A VOICE FROM THE LEFT
Editor -- Steve McLin wrote (Letters to the Editor, May 7) about how folks on the left side of the political spectrum were quick to condemn Limbaugh, et al, for the vitriol that inspired the bombing in Oklahoma City, while remaining in ''deafening'' silence regarding the Unabomber.
OK, I'll take the bait.
I consider myself on the liberal-to-radical side. Mr. McLin, please note: The deeds of the Unabomber are despicable and repulsive.
He does not represent me or any left-leaner I know. The only people represented by the Unabomber are wackos like himself.
He belongs in a cell, preferably one right next to the rightest militia bombers. They'd probably find they have a lot in common.
QUIET TOO LONG
Editor -- It is with sadness that I reflect on President Bush's repudiation of the National Rifle Association. One wonders how many lives could have been saved had Bush and others in high position had the courage to speak out against this juvenile fascination with weapons that serves no purpose except to kill a daughter, son, mother, father or neighbor. Perhaps he can now join the good company of Robert McNamara in proposing a new amendment: ''Thou shall not kill,'' and some tough anti-weapon legislation to make it a lot harder to disobey the moral imperative.
GRATEFUL TO BUSH
Editor -- I am profoundly grateful to George Bush for his public NRA resignation.

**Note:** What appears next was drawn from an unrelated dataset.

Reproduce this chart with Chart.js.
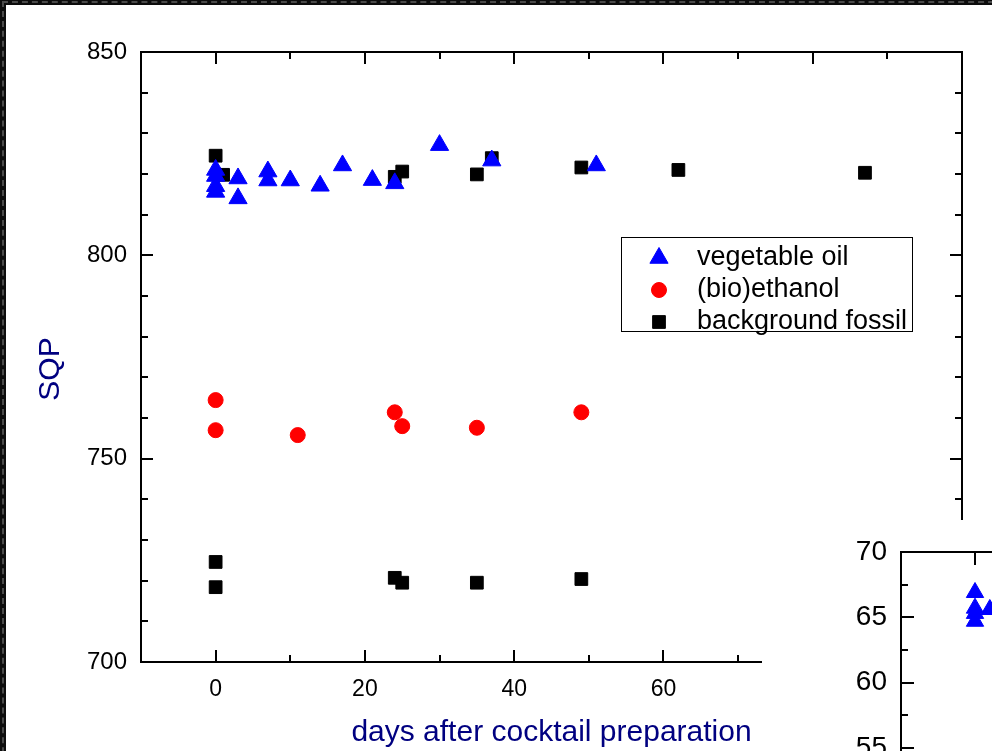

I think many of us are fearful for our country when all we seem to hear is violent rhetoric, and all we seem to see is violent action.
What we as a nation need is a return to civil discourse and civil behavior. President Bush helped that concept along in a very powerful and moving way, and I only hope other prominent leaders will do the same.
Editor -- I really enjoy your Sunday ''First Person,'' so often about a woman's personal experience. It's like talking to a friend -- I love it. Wish they made movies like this.